Can you write out every line from the start of the records below through the line containing "274500, 271500, 270500];", leaving out any pictures?

Plotting code records:

** Start **

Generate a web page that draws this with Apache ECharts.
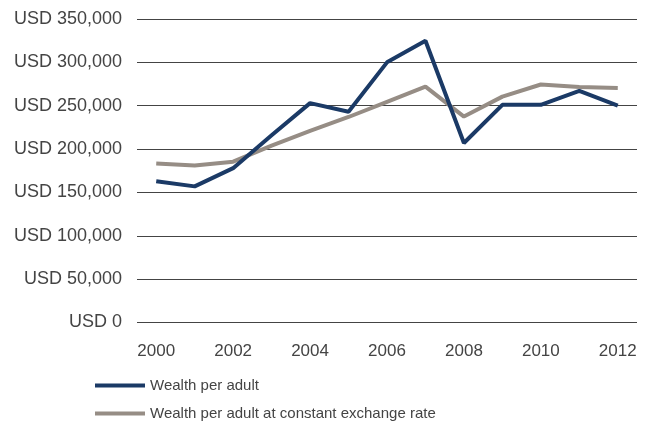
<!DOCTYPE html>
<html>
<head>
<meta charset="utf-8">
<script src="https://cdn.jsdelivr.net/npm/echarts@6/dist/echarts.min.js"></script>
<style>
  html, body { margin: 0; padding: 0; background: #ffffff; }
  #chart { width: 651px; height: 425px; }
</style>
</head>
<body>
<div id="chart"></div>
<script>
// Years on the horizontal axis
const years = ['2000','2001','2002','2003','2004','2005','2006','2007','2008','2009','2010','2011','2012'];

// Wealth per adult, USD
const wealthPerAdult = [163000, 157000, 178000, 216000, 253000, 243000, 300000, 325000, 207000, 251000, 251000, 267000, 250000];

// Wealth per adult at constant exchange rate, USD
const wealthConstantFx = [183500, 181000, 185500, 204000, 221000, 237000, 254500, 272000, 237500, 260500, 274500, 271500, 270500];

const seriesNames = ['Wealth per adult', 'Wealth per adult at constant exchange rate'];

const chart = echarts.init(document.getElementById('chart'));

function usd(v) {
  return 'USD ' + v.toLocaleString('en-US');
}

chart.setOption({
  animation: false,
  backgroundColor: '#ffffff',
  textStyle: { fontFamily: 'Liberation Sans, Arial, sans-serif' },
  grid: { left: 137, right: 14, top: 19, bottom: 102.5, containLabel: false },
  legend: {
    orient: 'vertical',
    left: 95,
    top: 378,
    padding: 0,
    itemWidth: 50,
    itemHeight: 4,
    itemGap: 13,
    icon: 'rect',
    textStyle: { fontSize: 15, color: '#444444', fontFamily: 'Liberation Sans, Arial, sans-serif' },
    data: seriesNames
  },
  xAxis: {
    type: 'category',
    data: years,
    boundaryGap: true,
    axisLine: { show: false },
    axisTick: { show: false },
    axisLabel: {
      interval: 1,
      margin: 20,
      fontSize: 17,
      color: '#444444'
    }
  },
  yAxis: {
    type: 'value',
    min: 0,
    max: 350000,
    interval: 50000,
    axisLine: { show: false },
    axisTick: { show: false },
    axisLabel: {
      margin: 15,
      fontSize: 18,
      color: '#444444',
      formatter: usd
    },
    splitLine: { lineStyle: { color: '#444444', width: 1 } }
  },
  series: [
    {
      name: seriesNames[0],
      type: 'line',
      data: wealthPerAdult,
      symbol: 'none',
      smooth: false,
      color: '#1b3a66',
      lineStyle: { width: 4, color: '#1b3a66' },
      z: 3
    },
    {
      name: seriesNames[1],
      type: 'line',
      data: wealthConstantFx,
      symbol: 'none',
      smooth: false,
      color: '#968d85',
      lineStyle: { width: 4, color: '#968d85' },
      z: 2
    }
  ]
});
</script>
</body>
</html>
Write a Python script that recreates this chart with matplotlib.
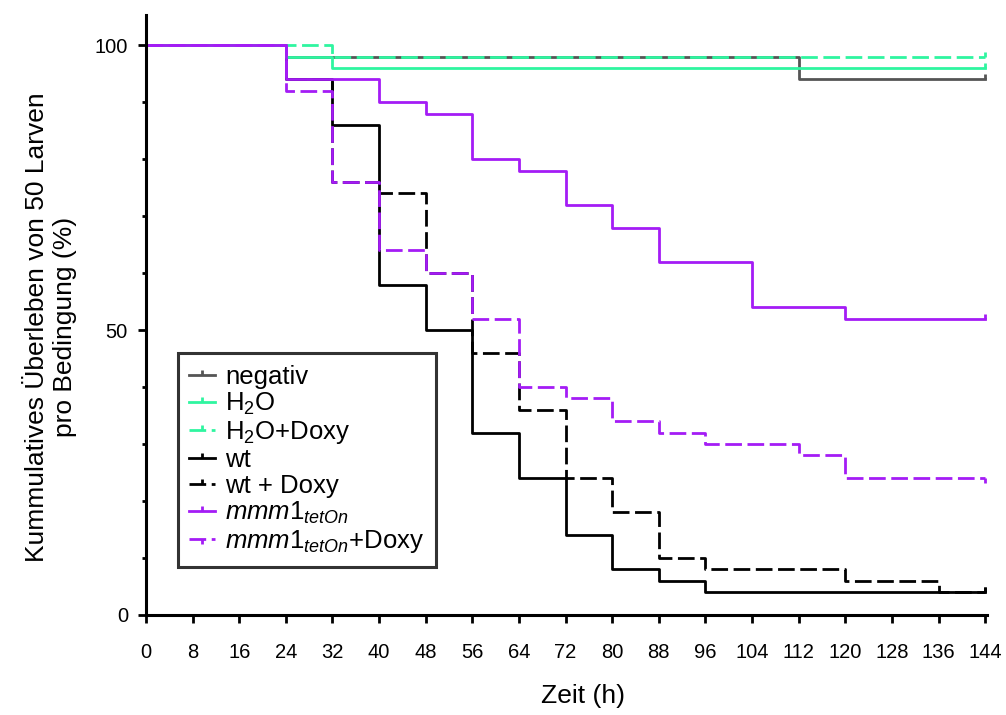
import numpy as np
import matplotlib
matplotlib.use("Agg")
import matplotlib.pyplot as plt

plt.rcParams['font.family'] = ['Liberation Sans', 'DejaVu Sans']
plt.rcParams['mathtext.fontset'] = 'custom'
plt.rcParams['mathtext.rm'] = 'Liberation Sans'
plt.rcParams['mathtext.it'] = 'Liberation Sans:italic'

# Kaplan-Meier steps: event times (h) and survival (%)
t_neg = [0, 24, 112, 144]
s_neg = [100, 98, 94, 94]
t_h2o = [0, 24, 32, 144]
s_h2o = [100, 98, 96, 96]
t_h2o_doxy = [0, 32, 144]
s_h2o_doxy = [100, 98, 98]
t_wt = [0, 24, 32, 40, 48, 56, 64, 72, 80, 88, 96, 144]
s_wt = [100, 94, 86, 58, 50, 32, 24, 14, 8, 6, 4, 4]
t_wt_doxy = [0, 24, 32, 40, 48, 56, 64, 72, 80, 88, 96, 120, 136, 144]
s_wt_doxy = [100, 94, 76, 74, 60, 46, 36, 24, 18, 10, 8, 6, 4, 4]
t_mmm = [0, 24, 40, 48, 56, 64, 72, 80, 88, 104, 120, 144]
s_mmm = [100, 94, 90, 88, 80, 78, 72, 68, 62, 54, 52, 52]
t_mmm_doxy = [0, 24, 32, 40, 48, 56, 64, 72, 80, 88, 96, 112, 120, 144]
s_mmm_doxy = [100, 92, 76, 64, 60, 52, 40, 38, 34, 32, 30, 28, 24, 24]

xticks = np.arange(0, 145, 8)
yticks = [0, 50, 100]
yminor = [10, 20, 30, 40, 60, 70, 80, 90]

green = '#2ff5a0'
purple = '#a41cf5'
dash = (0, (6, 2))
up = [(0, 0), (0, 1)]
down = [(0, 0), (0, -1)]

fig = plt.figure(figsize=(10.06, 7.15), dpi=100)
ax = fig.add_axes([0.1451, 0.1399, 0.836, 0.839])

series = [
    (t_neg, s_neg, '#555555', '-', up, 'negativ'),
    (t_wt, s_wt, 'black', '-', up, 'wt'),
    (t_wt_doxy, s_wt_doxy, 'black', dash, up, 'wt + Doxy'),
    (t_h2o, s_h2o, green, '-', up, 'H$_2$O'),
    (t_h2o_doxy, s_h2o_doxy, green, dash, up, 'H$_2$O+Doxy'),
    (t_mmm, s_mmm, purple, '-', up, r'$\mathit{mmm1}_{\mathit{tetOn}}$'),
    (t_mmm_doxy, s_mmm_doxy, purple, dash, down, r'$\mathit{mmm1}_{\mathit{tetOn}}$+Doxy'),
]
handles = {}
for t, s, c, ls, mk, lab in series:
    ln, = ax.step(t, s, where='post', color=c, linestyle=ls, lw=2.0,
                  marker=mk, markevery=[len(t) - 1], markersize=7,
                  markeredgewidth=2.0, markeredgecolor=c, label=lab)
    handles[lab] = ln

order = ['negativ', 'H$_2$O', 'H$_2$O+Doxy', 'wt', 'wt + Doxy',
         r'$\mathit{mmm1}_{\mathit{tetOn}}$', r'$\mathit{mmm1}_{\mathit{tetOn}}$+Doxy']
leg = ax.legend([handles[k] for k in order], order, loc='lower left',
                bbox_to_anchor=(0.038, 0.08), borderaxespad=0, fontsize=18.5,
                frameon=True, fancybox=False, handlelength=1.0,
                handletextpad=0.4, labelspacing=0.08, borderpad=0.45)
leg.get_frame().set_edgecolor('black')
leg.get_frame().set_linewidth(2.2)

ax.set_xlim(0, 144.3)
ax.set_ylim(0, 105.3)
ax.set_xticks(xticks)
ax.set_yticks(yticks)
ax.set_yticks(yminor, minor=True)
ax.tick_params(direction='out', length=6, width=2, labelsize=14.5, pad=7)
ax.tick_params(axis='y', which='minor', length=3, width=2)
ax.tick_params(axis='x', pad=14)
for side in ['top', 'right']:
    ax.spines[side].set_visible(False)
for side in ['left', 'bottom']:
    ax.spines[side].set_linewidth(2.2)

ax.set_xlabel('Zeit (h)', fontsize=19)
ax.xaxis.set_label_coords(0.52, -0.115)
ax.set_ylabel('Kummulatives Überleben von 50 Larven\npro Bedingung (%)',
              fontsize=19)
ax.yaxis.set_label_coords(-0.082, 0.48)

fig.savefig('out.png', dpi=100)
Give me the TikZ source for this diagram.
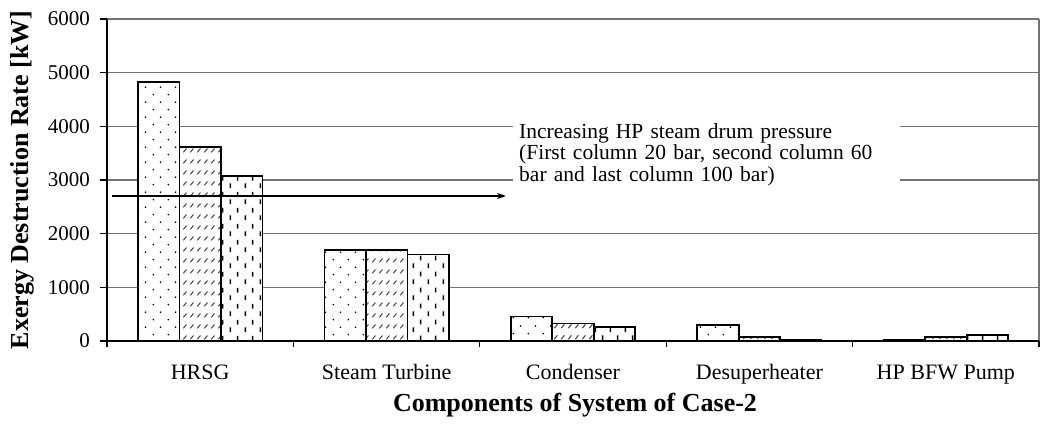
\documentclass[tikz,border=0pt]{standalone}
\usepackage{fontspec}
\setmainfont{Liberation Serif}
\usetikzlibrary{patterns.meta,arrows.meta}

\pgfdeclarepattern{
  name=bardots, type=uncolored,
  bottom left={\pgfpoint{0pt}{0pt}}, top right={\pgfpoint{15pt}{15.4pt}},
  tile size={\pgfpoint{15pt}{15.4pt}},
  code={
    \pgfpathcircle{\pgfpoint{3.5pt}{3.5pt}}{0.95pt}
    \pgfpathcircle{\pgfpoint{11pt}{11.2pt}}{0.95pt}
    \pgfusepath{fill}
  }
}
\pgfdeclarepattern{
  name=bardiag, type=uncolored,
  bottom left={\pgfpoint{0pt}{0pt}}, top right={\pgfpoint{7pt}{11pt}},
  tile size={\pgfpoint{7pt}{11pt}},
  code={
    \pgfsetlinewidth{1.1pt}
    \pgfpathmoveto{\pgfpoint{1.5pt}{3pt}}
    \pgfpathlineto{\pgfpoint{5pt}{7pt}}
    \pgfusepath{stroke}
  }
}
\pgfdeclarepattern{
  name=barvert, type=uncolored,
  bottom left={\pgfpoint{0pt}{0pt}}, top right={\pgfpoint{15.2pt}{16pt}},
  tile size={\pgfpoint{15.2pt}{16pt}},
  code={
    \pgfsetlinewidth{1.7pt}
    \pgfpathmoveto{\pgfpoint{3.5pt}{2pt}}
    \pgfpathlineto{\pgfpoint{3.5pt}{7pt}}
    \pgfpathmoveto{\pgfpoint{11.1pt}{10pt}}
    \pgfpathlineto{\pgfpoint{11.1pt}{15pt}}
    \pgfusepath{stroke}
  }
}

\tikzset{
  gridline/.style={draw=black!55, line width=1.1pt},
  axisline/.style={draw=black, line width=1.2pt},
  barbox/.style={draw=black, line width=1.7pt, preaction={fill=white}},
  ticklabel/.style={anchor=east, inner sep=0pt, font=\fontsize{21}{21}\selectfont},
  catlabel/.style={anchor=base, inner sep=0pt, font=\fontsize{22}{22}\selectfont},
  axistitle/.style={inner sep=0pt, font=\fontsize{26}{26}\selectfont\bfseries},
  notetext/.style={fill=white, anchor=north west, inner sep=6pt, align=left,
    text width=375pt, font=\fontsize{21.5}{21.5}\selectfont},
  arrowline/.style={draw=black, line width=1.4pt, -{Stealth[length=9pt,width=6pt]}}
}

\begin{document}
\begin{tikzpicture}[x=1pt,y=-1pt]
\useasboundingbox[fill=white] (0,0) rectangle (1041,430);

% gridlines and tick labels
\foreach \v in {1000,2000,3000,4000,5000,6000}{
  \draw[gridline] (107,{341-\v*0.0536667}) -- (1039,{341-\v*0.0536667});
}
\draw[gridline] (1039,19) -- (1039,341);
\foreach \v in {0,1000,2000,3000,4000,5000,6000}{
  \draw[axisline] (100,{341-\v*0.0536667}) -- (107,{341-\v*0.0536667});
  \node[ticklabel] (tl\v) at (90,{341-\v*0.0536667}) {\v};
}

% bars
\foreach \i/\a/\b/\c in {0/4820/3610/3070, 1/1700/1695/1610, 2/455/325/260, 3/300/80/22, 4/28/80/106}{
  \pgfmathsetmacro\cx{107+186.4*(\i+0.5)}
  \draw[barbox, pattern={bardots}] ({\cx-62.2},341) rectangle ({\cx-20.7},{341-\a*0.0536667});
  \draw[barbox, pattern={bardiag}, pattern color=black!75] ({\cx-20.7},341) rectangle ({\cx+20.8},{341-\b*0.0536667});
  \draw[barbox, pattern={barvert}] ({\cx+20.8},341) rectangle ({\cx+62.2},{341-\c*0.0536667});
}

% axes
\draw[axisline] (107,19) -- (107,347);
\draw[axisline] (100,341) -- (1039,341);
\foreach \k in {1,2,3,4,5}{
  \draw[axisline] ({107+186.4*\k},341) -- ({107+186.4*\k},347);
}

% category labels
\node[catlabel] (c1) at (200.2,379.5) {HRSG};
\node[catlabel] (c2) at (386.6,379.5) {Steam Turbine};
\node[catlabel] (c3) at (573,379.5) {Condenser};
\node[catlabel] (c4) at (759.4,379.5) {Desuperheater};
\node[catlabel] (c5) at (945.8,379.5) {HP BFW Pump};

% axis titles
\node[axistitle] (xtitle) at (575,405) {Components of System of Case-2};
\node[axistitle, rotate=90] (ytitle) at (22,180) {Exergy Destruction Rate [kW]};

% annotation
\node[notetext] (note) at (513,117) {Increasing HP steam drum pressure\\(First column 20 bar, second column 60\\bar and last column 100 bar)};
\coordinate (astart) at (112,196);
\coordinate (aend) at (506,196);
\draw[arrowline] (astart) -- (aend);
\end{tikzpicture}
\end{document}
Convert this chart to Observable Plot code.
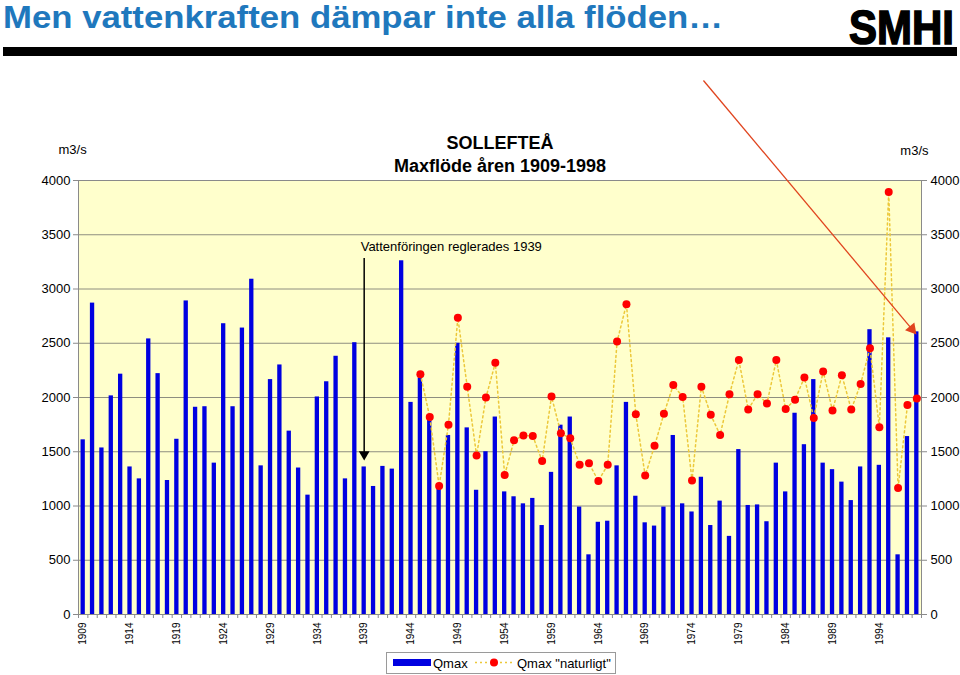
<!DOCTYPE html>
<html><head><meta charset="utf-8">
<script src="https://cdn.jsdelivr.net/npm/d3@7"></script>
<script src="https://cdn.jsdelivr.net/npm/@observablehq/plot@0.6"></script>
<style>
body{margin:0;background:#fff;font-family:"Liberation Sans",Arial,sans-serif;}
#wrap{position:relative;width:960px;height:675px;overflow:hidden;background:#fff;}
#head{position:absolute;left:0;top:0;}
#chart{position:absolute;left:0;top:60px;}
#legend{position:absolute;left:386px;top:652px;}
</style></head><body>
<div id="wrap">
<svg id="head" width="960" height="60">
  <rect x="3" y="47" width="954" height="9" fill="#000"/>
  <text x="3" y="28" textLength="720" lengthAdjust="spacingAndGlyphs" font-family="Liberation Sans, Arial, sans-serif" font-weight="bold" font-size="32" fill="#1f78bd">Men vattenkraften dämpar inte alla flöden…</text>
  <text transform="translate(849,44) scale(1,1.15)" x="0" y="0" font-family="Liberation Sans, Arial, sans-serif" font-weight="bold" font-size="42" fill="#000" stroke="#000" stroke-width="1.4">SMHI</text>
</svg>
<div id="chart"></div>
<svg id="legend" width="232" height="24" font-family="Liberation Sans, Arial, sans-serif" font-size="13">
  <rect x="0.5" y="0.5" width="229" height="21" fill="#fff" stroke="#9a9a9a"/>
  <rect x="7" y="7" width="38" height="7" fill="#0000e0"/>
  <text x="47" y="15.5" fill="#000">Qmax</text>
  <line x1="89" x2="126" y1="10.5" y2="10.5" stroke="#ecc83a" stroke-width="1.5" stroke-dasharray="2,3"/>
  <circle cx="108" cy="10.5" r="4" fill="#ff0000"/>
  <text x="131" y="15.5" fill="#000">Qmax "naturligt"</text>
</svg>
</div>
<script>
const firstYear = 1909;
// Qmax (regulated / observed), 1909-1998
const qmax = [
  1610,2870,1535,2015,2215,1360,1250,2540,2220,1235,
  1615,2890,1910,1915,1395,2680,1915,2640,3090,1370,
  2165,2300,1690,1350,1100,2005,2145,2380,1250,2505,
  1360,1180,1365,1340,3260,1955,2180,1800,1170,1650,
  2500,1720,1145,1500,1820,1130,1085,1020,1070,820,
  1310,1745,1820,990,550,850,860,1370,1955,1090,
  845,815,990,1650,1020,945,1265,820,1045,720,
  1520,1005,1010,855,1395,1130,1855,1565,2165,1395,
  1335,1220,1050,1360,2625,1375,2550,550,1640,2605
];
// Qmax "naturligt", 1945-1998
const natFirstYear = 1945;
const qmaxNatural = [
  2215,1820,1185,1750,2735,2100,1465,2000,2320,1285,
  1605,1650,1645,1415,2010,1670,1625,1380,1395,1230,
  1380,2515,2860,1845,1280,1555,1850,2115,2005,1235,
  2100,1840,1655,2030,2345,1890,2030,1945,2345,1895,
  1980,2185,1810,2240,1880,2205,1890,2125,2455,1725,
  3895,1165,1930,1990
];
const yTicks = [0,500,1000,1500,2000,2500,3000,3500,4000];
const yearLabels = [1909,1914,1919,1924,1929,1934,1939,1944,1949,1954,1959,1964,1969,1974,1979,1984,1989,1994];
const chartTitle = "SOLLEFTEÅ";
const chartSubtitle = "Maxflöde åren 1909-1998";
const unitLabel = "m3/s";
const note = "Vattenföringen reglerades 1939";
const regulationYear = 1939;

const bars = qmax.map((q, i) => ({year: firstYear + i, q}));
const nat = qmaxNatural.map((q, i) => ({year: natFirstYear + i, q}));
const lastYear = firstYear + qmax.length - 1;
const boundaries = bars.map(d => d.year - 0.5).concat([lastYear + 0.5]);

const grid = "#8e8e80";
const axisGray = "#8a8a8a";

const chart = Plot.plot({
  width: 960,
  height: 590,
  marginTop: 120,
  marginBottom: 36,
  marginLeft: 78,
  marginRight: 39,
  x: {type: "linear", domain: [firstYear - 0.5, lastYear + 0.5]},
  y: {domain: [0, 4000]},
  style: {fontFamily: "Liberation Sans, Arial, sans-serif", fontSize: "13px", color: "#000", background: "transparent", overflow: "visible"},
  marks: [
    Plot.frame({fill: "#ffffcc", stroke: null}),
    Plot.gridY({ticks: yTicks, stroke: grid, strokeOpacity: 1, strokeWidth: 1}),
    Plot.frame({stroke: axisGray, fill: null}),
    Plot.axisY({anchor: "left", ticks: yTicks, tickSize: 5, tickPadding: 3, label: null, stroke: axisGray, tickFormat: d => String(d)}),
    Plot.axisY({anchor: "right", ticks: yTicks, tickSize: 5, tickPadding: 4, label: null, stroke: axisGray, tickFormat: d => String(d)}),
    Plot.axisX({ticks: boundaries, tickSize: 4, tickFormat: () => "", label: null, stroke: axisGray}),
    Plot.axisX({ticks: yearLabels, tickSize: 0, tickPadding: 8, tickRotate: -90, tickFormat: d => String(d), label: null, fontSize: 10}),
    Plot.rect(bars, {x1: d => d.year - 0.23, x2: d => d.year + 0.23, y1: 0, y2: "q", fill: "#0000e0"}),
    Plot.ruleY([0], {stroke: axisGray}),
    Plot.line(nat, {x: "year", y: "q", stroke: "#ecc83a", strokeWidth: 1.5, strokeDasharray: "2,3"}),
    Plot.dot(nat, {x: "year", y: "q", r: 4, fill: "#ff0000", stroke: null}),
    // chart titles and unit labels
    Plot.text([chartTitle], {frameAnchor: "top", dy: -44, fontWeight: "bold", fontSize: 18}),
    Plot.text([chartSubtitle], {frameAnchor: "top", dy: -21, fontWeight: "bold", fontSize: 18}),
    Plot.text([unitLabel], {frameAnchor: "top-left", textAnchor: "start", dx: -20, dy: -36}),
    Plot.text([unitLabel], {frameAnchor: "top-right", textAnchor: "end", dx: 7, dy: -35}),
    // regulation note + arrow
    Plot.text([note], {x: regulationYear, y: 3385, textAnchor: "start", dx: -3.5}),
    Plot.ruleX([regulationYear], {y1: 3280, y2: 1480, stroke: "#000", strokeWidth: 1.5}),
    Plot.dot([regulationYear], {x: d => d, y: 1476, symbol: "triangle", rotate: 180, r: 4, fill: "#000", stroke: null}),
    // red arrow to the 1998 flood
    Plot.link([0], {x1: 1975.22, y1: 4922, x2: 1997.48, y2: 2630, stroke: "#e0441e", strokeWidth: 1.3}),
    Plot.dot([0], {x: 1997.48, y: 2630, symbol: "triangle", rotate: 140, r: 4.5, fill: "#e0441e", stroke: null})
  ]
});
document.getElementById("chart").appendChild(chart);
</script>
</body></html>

** End **

**Task result:**
Generate a web page that draws this with Apache ECharts.
<!DOCTYPE html>
<html>
<head>
<meta charset="utf-8">
<script src="https://cdn.jsdelivr.net/npm/echarts@6/dist/echarts.min.js"></script>
<style>
  html, body { margin: 0; padding: 0; background: #ffffff; }
  #chart { width: 651px; height: 425px; }
</style>
</head>
<body>
<div id="chart"></div>
<script>
// Years on the horizontal axis
const years = ['2000','2001','2002','2003','2004','2005','2006','2007','2008','2009','2010','2011','2012'];

// Wealth per adult, USD
const wealthPerAdult = [163000, 157000, 178000, 216000, 253000, 243000, 300000, 325000, 207000, 251000, 251000, 267000, 250000];

// Wealth per adult at constant exchange rate, USD
const wealthConstantFx = [183500, 181000, 185500, 204000, 221000, 237000, 254500, 272000, 237500, 260500, 274500, 271500, 270500];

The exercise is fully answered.